Quote exactly the lines spanning from the top of the data below to the line that contains "average = [0.941, 1.181, 1.493, 1.947, 2.58, 3.61]", including both.

>>>

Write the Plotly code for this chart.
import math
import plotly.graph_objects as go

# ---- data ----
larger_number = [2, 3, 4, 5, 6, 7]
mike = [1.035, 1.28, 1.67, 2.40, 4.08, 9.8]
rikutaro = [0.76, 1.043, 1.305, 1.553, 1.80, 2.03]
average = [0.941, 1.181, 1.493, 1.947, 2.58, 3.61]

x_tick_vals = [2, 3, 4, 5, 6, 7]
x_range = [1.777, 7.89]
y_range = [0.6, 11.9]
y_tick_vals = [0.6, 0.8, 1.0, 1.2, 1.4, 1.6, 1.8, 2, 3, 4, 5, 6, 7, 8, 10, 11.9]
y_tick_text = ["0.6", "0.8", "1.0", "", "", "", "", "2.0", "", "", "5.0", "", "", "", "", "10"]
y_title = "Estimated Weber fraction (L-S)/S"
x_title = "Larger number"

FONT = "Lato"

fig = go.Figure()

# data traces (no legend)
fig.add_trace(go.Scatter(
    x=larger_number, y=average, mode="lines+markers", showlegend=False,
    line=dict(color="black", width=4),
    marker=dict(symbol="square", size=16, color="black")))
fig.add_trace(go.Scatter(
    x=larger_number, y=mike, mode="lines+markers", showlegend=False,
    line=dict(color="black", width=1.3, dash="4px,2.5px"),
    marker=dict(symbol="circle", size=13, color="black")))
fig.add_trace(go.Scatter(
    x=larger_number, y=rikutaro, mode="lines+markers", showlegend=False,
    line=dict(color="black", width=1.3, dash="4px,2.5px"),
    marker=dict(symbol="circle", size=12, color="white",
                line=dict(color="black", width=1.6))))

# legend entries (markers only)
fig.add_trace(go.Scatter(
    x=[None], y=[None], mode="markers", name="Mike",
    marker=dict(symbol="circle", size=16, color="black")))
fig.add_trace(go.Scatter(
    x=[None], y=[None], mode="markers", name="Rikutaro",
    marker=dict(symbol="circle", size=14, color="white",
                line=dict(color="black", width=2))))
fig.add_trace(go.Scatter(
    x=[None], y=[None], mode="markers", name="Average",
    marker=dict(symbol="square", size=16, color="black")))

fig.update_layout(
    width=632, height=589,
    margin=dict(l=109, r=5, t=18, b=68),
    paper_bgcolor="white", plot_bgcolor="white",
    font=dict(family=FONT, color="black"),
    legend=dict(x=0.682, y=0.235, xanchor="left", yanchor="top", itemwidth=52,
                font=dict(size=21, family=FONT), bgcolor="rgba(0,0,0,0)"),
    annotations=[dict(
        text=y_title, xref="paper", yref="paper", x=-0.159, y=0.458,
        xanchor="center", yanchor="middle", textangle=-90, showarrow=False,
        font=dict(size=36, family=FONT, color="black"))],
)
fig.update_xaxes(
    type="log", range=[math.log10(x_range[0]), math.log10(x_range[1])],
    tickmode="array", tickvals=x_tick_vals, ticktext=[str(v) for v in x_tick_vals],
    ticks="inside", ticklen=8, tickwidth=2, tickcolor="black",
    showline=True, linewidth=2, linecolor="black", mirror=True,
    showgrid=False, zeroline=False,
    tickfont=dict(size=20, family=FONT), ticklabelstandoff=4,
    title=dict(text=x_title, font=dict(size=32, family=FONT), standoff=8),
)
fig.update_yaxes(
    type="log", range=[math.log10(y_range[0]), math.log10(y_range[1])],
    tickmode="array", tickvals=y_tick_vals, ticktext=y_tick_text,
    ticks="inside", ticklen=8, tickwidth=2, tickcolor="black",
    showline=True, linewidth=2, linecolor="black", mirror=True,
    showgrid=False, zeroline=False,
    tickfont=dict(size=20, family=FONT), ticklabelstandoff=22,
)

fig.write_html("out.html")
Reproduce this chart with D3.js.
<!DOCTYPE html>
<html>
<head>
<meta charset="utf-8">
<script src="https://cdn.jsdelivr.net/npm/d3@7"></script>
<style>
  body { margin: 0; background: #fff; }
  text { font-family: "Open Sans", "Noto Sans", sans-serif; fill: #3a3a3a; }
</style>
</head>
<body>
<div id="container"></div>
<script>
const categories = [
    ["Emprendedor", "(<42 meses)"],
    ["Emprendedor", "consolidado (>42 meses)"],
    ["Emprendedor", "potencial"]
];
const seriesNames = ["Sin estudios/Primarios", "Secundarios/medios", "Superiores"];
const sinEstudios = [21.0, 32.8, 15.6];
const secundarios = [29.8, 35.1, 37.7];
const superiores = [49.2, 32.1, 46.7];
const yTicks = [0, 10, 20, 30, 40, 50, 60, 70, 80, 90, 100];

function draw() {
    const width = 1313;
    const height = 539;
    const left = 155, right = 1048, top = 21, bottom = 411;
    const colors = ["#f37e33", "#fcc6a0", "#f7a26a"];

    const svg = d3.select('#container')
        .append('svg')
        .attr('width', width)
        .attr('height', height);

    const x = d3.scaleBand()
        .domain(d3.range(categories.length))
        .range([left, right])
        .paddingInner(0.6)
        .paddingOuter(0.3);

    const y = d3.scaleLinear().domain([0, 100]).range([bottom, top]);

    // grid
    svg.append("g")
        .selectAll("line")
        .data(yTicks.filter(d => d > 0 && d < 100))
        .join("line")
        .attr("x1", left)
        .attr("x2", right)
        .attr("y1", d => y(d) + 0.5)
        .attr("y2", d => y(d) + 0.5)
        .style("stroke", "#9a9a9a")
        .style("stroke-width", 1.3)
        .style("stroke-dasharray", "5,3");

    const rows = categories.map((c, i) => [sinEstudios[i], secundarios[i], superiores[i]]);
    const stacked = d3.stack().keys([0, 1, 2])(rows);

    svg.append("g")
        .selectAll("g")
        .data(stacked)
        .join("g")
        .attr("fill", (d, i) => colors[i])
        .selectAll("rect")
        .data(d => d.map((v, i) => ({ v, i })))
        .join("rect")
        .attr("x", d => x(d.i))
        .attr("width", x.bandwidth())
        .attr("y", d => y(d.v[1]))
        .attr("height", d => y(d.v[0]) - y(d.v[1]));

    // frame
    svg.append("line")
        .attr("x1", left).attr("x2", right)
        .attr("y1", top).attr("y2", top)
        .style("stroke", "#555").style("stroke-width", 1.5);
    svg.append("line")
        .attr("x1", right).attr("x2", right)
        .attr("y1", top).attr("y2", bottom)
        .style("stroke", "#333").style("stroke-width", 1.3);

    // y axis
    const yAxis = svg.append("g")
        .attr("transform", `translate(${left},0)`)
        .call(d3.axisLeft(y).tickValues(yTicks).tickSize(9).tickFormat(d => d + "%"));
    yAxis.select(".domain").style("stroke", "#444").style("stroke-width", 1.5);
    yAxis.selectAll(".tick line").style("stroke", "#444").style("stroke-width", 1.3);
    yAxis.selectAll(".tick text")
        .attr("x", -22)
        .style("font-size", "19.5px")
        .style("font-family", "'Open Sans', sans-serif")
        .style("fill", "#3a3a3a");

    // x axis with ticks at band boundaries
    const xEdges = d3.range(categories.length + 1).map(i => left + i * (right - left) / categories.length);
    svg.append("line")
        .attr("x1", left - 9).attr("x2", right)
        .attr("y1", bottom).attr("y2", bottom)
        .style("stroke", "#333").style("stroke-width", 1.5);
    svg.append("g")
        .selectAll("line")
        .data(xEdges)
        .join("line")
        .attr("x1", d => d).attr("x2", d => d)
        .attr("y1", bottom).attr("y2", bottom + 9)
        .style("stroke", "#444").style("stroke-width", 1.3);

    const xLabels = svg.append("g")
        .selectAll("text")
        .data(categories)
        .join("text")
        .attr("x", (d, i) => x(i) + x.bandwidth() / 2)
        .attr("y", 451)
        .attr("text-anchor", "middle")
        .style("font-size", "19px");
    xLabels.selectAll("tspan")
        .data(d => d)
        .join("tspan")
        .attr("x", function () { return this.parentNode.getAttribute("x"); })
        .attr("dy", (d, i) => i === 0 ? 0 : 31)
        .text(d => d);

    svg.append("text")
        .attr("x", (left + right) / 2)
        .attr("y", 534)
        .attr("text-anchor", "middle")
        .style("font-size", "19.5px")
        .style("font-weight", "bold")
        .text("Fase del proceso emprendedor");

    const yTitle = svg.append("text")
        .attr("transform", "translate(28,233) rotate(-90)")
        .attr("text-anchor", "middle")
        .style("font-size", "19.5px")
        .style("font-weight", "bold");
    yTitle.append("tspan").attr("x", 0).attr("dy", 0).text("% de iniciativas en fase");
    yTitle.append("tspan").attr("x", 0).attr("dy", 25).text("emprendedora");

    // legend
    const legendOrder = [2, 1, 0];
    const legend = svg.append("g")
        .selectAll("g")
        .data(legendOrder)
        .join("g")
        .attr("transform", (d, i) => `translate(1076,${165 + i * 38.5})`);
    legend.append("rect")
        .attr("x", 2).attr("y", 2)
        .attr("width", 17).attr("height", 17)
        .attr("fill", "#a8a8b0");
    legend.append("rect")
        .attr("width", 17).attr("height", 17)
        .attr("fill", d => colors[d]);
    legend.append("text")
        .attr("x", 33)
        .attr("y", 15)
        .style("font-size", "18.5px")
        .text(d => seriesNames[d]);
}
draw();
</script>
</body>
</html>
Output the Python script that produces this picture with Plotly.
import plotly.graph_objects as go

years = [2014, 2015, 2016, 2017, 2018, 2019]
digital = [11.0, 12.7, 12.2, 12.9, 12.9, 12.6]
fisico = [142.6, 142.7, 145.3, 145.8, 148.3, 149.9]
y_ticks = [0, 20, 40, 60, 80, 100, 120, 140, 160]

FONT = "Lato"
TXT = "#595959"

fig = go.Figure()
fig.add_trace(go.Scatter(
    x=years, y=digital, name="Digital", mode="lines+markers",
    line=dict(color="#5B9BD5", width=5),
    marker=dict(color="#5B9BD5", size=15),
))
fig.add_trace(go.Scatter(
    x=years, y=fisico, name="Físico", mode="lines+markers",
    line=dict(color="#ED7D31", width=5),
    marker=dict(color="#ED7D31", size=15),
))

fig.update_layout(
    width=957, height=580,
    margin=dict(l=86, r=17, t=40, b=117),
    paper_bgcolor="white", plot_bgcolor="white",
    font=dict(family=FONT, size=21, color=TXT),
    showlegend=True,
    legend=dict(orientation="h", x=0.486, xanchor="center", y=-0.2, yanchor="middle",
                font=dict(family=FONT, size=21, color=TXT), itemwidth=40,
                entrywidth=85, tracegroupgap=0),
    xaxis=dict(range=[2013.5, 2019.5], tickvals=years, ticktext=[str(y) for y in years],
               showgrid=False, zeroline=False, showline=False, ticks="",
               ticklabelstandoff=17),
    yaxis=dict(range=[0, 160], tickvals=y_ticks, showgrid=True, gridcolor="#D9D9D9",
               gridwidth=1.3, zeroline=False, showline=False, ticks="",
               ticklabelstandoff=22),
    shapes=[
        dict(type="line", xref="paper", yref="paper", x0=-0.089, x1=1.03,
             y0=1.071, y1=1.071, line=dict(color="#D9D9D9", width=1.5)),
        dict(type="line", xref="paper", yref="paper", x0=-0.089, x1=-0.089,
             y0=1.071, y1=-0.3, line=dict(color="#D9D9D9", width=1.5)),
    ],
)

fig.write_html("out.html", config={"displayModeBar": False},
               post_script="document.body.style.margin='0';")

<<<

*Written solution*
Write the Plotly code for this chart.
import math
import plotly.graph_objects as go

# ---- data ----
larger_number = [2, 3, 4, 5, 6, 7]
mike = [1.035, 1.28, 1.67, 2.40, 4.08, 9.8]
rikutaro = [0.76, 1.043, 1.305, 1.553, 1.80, 2.03]
average = [0.941, 1.181, 1.493, 1.947, 2.58, 3.61]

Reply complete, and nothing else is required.